**DATA SHOWN:**
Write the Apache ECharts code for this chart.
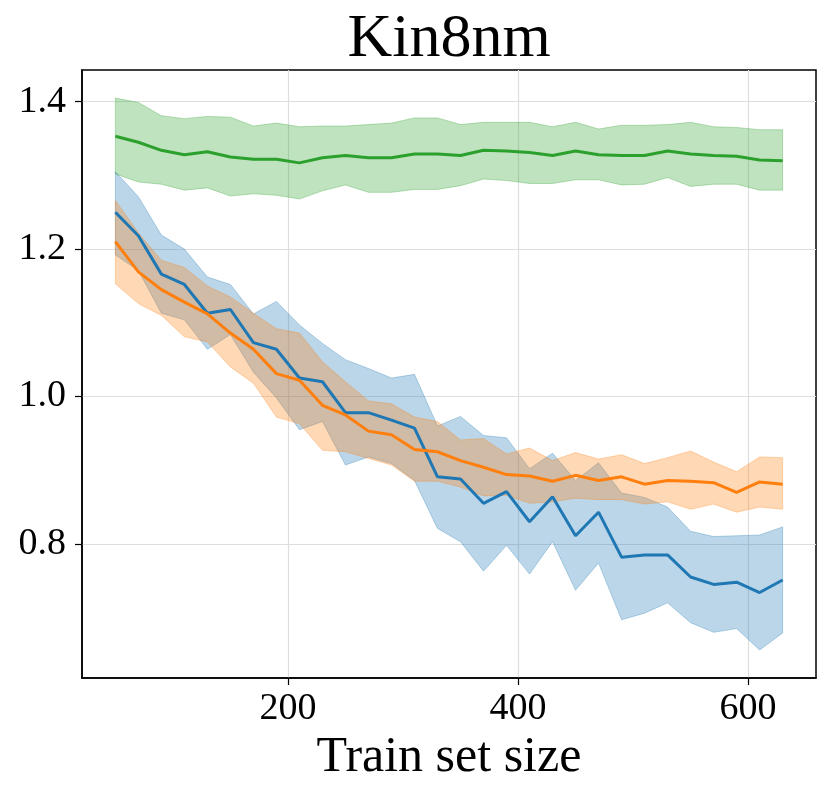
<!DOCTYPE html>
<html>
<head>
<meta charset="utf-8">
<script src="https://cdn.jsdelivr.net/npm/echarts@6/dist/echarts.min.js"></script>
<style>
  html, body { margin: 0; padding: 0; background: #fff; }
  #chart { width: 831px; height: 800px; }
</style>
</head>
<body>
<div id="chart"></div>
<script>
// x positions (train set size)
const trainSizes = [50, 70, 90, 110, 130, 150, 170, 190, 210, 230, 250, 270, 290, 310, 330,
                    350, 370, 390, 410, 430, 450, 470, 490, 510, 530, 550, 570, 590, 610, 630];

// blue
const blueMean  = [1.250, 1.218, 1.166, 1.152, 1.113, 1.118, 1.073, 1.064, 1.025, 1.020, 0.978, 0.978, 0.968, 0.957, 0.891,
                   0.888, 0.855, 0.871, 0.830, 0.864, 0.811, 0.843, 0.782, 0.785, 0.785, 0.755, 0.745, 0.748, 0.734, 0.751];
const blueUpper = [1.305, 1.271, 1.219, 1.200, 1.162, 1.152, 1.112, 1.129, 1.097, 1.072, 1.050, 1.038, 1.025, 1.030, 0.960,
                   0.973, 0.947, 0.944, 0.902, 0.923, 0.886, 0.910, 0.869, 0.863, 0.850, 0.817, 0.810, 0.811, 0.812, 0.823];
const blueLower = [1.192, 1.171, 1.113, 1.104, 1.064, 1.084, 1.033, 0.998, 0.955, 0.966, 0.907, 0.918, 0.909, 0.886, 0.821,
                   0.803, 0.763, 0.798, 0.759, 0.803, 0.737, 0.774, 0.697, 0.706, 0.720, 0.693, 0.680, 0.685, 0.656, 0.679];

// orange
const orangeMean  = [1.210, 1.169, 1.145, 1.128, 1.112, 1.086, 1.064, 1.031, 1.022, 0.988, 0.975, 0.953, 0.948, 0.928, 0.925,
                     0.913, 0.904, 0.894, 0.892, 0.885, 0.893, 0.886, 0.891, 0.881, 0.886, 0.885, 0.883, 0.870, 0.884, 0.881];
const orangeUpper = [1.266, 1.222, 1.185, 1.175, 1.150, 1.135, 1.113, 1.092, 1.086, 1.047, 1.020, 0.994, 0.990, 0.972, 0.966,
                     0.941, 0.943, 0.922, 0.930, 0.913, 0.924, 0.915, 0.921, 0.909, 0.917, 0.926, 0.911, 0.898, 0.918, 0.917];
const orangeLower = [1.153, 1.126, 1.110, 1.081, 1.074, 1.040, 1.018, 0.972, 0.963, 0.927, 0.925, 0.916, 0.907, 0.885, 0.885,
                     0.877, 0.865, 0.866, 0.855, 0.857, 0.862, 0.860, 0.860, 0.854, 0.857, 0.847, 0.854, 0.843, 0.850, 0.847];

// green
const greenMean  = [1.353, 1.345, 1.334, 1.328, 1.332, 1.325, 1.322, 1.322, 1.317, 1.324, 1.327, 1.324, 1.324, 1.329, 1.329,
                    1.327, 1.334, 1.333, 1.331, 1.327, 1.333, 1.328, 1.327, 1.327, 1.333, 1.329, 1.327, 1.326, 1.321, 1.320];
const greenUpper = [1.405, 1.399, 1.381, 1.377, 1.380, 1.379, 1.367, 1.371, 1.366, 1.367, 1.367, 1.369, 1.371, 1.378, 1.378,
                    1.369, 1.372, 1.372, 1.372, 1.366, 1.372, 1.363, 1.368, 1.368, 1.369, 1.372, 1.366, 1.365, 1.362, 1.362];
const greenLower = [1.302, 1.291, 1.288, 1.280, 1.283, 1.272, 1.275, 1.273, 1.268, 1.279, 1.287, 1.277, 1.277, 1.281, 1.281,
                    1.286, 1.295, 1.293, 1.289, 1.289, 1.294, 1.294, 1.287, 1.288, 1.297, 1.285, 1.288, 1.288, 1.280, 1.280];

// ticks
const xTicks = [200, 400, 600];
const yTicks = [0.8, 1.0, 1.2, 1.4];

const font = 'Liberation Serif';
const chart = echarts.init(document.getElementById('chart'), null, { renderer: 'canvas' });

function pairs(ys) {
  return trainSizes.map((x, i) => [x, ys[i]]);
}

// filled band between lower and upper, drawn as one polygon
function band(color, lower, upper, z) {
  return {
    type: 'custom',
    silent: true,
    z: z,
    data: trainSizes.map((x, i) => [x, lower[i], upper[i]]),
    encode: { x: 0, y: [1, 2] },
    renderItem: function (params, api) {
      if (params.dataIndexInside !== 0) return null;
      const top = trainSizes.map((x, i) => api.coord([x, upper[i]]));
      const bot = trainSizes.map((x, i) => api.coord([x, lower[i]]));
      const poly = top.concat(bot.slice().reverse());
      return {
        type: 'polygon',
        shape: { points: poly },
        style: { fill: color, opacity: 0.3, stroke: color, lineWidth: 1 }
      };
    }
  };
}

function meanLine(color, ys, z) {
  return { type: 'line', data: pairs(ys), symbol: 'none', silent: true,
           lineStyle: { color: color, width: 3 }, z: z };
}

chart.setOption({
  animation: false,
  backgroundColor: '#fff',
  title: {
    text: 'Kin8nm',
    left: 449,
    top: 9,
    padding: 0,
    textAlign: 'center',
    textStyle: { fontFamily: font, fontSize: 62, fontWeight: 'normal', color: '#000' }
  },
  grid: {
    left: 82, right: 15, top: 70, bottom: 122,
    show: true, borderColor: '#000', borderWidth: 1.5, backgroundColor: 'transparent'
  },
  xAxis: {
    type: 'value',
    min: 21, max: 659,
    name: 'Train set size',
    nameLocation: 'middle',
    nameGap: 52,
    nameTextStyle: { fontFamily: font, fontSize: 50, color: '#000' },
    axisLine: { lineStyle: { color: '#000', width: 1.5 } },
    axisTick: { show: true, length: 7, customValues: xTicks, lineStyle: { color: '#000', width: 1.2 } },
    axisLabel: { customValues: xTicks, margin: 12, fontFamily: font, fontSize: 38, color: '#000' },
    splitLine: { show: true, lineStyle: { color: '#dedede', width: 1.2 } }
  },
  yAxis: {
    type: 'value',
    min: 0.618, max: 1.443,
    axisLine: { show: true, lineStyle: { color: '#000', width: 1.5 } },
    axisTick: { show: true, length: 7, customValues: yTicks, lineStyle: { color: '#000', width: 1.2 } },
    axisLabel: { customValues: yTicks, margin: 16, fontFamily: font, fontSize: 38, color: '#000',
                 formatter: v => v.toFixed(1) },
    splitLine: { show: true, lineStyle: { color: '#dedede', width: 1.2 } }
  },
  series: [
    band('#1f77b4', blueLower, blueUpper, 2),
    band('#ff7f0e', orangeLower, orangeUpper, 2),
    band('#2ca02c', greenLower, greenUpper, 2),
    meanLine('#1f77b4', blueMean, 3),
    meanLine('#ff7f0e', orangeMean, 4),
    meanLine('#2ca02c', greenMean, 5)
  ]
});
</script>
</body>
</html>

---

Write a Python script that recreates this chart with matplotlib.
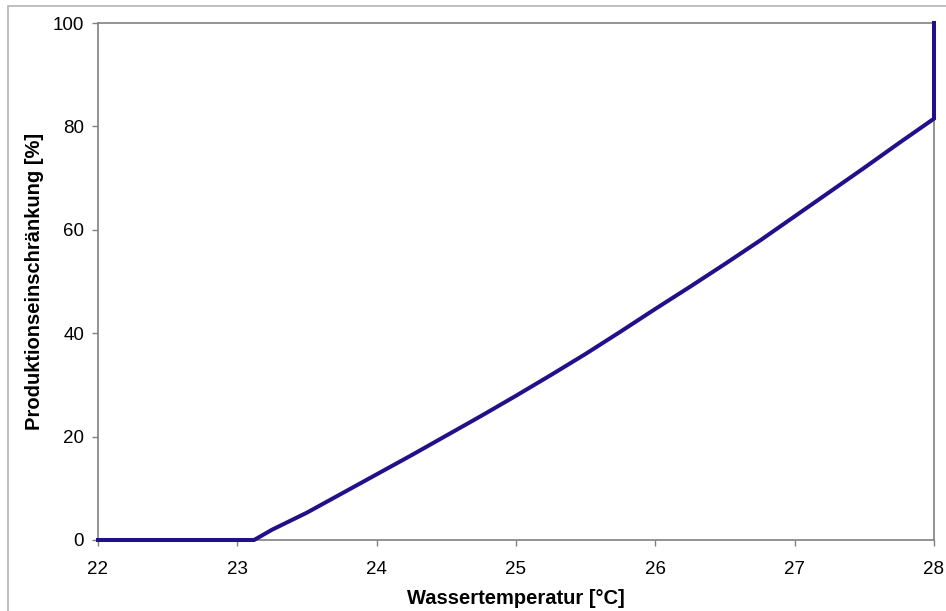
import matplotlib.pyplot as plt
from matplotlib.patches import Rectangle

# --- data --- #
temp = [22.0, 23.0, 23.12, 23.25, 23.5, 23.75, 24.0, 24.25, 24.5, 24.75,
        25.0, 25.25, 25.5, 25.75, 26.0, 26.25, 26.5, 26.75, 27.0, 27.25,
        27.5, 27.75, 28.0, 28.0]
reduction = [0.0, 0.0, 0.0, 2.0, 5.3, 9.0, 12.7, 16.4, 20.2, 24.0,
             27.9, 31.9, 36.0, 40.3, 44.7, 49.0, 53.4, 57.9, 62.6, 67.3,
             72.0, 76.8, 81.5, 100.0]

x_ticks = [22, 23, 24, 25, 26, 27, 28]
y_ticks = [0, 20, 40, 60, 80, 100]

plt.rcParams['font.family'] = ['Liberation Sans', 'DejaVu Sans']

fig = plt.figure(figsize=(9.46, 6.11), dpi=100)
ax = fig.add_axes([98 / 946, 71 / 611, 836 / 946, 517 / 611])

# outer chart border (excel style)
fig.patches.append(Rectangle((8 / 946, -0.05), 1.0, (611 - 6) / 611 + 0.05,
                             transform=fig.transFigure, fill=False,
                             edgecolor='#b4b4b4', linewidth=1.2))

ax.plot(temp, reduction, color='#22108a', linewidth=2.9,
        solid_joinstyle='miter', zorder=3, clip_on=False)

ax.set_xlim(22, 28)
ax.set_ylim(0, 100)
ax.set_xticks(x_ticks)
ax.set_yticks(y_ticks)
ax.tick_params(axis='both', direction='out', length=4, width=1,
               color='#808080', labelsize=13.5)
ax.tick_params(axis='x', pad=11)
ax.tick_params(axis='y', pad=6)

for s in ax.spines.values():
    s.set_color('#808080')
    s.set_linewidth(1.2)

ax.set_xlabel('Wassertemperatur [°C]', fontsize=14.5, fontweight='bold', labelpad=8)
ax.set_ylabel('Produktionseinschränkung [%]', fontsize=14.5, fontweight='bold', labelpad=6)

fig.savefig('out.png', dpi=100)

**WHAT THIS TASK INVOLVES:**
Print the line above containing "Write the Apache ECharts code for this chart.", the line containing "590, 610, 630];", and everything between them, exactly as written. Pictures stay out.

**FULL OUTPUT:**
Write the Apache ECharts code for this chart.
<!DOCTYPE html>
<html>
<head>
<meta charset="utf-8">
<script src="https://cdn.jsdelivr.net/npm/echarts@6/dist/echarts.min.js"></script>
<style>
  html, body { margin: 0; padding: 0; background: #fff; }
  #chart { width: 831px; height: 800px; }
</style>
</head>
<body>
<div id="chart"></div>
<script>
// x positions (train set size)
const trainSizes = [50, 70, 90, 110, 130, 150, 170, 190, 210, 230, 250, 270, 290, 310, 330,
                    350, 370, 390, 410, 430, 450, 470, 490, 510, 530, 550, 570, 590, 610, 630];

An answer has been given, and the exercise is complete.